▶ **Material supplied**:
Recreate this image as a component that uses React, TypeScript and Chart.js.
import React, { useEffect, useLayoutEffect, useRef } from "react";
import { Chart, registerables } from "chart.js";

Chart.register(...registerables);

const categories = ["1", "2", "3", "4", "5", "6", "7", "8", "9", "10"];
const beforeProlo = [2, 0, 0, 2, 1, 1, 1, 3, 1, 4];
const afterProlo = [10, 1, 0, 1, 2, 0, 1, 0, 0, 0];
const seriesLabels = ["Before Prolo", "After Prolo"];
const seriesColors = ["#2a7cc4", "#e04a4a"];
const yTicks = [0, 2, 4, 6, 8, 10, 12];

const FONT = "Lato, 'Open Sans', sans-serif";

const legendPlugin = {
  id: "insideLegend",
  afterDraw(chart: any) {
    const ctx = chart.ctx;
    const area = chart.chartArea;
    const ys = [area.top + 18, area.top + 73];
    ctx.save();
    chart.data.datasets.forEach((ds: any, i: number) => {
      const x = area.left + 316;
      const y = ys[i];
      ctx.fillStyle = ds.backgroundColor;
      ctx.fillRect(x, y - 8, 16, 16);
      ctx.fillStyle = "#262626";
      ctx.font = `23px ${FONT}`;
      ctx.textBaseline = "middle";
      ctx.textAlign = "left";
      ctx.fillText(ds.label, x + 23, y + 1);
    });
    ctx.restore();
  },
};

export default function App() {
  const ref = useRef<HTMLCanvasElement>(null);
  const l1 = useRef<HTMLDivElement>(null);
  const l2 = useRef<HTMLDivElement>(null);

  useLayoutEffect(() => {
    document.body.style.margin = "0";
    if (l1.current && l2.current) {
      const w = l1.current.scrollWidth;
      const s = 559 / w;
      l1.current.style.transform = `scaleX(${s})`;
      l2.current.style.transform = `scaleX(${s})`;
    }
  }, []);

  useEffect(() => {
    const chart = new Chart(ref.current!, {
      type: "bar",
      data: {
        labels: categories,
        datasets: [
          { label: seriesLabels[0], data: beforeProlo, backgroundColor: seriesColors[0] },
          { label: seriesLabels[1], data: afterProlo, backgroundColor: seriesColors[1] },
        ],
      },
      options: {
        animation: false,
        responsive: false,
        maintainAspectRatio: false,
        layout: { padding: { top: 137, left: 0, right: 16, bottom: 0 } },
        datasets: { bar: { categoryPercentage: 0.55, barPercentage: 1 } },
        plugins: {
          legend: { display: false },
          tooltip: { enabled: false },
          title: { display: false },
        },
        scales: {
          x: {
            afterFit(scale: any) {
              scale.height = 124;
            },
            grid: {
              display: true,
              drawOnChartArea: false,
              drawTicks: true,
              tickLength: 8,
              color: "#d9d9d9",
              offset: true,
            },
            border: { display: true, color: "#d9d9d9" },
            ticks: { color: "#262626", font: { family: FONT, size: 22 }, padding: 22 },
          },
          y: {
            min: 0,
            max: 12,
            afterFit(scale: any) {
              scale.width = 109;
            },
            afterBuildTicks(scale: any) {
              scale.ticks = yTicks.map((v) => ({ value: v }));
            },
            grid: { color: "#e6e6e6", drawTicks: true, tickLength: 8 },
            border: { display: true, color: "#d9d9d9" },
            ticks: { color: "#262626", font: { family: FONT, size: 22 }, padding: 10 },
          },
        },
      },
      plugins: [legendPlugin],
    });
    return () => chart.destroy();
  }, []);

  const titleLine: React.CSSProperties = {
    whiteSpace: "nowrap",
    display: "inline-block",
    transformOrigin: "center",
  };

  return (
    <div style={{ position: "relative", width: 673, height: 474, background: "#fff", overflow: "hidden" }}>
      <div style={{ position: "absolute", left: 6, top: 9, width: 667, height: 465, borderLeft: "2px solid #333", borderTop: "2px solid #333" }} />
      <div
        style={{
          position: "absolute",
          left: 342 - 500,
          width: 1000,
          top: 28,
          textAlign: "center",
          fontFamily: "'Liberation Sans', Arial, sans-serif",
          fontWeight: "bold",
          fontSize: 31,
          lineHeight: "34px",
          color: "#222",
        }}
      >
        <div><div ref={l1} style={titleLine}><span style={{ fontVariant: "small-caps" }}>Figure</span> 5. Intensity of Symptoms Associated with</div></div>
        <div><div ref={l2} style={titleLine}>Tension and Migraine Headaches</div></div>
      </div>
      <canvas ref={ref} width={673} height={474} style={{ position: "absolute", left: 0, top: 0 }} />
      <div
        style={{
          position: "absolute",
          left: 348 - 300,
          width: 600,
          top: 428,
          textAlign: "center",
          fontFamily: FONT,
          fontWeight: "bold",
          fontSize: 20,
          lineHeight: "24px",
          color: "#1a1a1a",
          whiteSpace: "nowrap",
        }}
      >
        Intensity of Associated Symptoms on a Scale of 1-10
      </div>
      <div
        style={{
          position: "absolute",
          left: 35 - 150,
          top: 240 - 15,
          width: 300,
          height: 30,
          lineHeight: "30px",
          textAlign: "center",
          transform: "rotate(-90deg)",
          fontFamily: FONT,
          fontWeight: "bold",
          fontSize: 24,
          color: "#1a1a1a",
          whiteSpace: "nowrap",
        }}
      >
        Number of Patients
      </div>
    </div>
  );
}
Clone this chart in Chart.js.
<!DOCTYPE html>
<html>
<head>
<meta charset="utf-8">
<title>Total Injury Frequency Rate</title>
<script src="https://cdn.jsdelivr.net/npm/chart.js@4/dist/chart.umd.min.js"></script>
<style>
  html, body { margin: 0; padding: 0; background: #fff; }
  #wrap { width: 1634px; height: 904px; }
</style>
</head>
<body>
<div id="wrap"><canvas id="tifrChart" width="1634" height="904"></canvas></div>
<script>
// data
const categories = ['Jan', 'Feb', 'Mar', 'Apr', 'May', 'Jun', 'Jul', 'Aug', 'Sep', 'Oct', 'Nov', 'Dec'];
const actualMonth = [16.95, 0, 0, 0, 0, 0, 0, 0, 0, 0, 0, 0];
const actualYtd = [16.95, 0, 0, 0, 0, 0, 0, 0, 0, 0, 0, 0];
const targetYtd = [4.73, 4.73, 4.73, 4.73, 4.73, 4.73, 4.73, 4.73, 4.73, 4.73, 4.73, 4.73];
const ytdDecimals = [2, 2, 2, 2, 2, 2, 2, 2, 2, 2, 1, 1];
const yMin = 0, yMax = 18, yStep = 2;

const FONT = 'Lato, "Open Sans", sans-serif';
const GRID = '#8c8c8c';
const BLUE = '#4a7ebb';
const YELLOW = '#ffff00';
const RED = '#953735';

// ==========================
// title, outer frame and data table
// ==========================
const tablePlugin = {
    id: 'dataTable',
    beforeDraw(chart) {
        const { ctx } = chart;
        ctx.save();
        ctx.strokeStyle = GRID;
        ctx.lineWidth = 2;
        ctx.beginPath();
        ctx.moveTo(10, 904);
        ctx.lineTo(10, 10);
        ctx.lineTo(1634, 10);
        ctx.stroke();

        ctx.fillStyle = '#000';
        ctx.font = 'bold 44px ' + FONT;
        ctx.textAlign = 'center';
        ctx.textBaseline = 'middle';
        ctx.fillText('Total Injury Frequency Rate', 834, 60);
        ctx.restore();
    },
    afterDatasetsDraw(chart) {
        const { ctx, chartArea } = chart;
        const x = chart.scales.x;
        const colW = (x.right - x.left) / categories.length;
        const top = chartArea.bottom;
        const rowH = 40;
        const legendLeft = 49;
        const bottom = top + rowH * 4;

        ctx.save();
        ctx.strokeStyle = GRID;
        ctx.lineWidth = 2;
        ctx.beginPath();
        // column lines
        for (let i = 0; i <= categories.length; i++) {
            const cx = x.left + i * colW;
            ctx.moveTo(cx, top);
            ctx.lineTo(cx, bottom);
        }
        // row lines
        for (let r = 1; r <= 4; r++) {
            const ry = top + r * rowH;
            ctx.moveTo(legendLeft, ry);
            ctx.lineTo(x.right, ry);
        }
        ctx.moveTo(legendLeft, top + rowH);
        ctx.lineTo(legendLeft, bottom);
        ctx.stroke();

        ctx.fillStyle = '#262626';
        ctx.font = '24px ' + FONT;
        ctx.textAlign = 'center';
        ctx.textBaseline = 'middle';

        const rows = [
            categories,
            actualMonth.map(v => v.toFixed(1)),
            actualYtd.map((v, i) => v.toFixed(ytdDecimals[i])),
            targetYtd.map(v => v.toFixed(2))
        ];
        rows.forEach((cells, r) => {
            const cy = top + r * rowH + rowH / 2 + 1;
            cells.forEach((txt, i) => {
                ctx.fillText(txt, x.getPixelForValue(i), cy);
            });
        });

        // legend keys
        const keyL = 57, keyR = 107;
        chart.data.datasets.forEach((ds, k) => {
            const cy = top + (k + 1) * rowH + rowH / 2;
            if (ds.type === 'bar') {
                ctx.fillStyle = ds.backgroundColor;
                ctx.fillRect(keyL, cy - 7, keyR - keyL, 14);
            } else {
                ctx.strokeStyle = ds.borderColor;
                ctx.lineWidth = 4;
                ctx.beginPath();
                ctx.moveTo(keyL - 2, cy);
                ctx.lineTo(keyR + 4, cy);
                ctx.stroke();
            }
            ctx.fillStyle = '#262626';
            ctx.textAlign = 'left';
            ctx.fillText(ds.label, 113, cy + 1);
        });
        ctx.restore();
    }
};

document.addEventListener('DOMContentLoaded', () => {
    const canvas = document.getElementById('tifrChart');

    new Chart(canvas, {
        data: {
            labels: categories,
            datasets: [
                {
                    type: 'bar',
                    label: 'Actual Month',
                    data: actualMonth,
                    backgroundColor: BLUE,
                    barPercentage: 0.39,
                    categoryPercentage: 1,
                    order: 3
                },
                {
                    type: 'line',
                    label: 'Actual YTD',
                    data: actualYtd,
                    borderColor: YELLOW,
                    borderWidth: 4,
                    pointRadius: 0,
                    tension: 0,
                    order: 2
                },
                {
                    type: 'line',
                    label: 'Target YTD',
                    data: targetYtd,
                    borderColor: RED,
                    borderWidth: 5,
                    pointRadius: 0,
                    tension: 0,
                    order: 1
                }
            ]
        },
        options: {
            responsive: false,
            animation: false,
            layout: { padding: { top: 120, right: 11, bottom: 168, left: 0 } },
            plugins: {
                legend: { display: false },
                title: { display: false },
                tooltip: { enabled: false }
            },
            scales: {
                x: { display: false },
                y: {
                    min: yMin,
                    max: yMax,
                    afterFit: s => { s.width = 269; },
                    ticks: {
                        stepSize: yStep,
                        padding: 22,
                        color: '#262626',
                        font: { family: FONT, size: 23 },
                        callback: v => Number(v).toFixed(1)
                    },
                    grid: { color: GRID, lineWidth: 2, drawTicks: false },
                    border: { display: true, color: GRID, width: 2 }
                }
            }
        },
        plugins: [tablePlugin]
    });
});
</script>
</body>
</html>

▶ **What is required**: Everything from the line with "Clone this chart in Chart.js." through the line with "const RED = '#953735';", both ends included, should be repeated exactly; nothing else should appear.

▶ **Worked solution**:
Clone this chart in Chart.js.
<!DOCTYPE html>
<html>
<head>
<meta charset="utf-8">
<title>Total Injury Frequency Rate</title>
<script src="https://cdn.jsdelivr.net/npm/chart.js@4/dist/chart.umd.min.js"></script>
<style>
  html, body { margin: 0; padding: 0; background: #fff; }
  #wrap { width: 1634px; height: 904px; }
</style>
</head>
<body>
<div id="wrap"><canvas id="tifrChart" width="1634" height="904"></canvas></div>
<script>
// data
const categories = ['Jan', 'Feb', 'Mar', 'Apr', 'May', 'Jun', 'Jul', 'Aug', 'Sep', 'Oct', 'Nov', 'Dec'];
const actualMonth = [16.95, 0, 0, 0, 0, 0, 0, 0, 0, 0, 0, 0];
const actualYtd = [16.95, 0, 0, 0, 0, 0, 0, 0, 0, 0, 0, 0];
const targetYtd = [4.73, 4.73, 4.73, 4.73, 4.73, 4.73, 4.73, 4.73, 4.73, 4.73, 4.73, 4.73];
const ytdDecimals = [2, 2, 2, 2, 2, 2, 2, 2, 2, 2, 1, 1];
const yMin = 0, yMax = 18, yStep = 2;

const FONT = 'Lato, "Open Sans", sans-serif';
const GRID = '#8c8c8c';
const BLUE = '#4a7ebb';
const YELLOW = '#ffff00';
const RED = '#953735';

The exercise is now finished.